Me lo immagino colmo a sua volta di una meraviglia stupita nell'inviare i messaggeri al Battista, narrando quelle opere meravigliose come le Sue proprie opere. Lo penso entusiasta e insieme pieno di pudore come di fronte a un mistero di cui Lui stesso faticava a capacitarsi. Che il Padre fosse così unito a Lui, che la Sua carne fosse la presenza reale del Regno: non posso che pensarLo commosso e trepido di fronte a tanta bellezza, forse, chissà, persino un po' geloso di tanta intimità divina.

Risento, infatti, in quelle parole che parlano di un Regno che subisce violenza proprio questa gelosia. Il Regno non ama il clamore né la spettacolarità. Ha leggi diverse dal mondo e logiche che sono in contraddizione con esso. Uno grande come il Battista - figuriamoci - è più piccolo dei più piccoli del Regno, come a dire che i criteri sono rovesciati. La grandezza si nasconde nella piccolezza, il Mistero nella semplicità, la potenza nella debolezza. Eppure c'è chi se ne impossessa volendone farne esattamente l'opposto. Chi ne vuole strappare i veli per metterlo a nudo, chi vuole gonfiarne i muscoli per renderlo forte, chi vuole incupirne lo sguardo per farne una minaccia. Lo abbiamo fatto, lo facciamo, lo faccio.
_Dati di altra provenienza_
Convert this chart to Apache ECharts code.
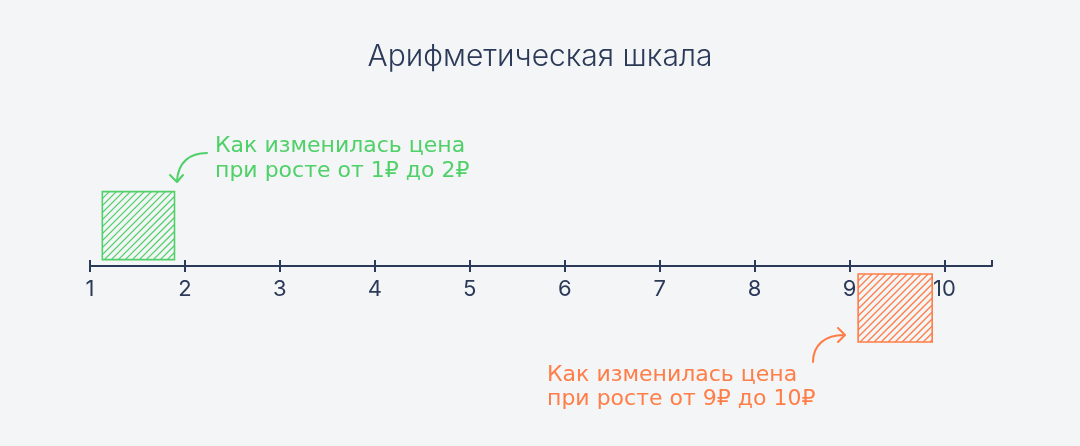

Ogni volta che lo pensiamo come uno show hollywoodiano.

Gesù, invece, vive il Regno anzitutto come un modo diverso di vedere, ascoltare e percepire le cose, ricevuto in dono dal Padre da Lui cercato senza sosta; non una maniera spettacolare di metterle in scena. Le opere del Vangelo - tutte le opere del Vangelo - non si pianificano, infatti, come una strategia produttiva, bensì si ricevono con stupore da Dio dentro la propria umanità, mentre Lo si desidera e scopre continuamente come Padre.

Il Regno va cercato, non "rappresentato". E, a ben vedere, conviene evitare i "palcoscenici", di qualunque forma siano.